### Exercise objective
Where the string "source" occurs in the material below, report the whole line.

### Dataset content
>> Start
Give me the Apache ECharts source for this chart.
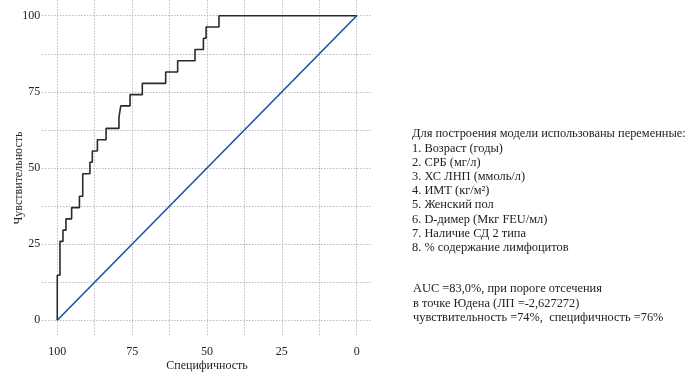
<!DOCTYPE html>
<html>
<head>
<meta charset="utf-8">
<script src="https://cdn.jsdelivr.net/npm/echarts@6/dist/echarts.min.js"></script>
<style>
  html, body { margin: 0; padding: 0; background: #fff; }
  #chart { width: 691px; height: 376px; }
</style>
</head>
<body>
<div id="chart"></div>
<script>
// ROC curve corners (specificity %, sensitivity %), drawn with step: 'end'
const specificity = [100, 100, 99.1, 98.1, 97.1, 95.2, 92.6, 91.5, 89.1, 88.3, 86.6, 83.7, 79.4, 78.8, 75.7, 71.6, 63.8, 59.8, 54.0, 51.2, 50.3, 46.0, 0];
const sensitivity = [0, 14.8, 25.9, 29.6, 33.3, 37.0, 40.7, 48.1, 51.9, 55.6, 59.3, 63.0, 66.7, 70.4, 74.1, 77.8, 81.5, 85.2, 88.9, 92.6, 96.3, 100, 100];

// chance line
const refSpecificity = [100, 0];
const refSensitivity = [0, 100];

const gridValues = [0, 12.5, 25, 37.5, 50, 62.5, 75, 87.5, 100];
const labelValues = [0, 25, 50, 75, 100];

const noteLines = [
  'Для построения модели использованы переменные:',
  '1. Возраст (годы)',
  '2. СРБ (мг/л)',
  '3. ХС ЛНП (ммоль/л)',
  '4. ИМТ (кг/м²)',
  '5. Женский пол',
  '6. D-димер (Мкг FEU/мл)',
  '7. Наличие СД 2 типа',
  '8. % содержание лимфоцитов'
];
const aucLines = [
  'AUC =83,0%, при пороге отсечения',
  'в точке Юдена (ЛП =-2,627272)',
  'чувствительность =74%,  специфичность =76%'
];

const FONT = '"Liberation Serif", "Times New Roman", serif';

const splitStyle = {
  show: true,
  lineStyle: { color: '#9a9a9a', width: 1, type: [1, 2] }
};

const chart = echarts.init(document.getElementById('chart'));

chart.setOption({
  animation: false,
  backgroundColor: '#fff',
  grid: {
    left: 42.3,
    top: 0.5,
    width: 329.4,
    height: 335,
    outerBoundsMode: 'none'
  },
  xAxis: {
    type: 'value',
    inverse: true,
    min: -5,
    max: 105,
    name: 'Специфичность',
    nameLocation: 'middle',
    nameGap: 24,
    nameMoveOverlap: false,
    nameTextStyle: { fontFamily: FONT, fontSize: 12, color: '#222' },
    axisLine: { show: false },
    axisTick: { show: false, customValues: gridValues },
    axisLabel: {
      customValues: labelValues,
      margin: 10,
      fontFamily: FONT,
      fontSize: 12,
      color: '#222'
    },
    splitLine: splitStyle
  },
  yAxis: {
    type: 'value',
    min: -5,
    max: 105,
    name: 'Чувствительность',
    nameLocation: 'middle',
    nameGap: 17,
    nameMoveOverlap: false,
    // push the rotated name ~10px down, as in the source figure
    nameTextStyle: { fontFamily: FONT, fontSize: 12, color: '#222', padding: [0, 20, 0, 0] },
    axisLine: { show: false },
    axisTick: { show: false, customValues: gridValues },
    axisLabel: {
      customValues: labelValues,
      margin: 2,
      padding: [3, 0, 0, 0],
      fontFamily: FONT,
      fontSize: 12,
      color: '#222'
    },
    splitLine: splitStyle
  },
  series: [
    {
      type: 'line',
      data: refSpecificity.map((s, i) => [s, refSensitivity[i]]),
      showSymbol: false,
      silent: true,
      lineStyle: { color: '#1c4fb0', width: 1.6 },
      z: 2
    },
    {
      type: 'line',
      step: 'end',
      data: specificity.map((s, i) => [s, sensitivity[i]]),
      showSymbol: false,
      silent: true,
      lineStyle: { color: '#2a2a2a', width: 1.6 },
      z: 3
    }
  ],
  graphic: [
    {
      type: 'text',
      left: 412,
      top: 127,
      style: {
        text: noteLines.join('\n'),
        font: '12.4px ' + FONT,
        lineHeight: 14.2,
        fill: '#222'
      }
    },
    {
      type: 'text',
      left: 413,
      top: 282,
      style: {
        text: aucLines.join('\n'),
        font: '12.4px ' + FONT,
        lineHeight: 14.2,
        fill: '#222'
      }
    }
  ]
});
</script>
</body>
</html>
>> End
### Correct answer
Give me the Apache ECharts source for this chart.
    // push the rotated name ~10px down, as in the source figure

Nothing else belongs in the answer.